The undynamic duo set about doing exactly what they're both programmed to do, and the result is a frequently hilarious but often heartbreaking musing on the fallibility of memory, the role of technology in our lives and the depressing fact that one day we'll all become a terrible burden to our families. But if we all get to hang around with a plastic pal who's fun to be with, then old age might just be worth looking forward to after all.
Fri 12, Sun 14
Rust And Bone
Still, an occasional lack of character identification and a slightly aimless plot are small prices to pay for what is a unique, maturely-written relationship drama played out convincingly by its leads and shot with tender grace (and possibly the year's best CGI) by Audiard.
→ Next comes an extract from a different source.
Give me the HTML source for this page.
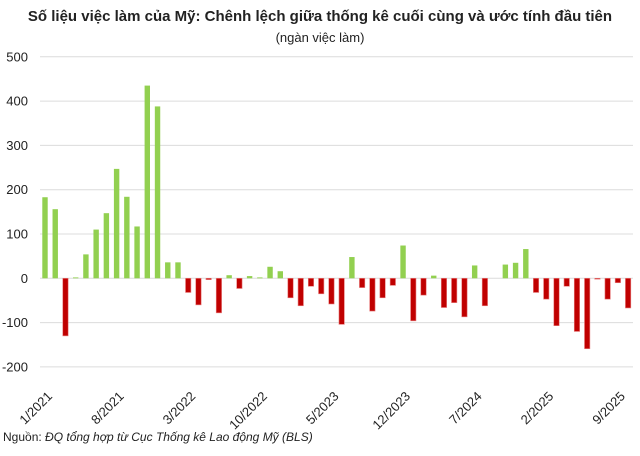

Mercifully free of the melodrama with which a Hollywood version would treat Cotillard's fate, Rust And Bone treats its audience with the same dignity as its characters, and is all the better for it.
Sat 13, Sun 14
My Brother The Devil
It seems honest and genuine in its depictions of urban life in the council blocks which lie in the shadow of the Olympic stadium, itself now movie shorthand for expensive wallpaper covering the cracks of David Cameron's Broken Britain, and offers up a sympathetic portrayal of two brothers trying to find their place in a world which mercilessly pushes them towards choices with which neither of them are entirely comfortable.
It's a little too glossy in places, with David Raedeker's cinematography romanticising the hell out of Hackney council estate playgrounds and rooftops a little too often, but writer/director Sally El Hosaini's authentic script is brought to life by impressive leads. Lazy attempt to summarise: It's basically Wild Bill meets Attack The Block without the LOLs or the aliens, but better than that sounds.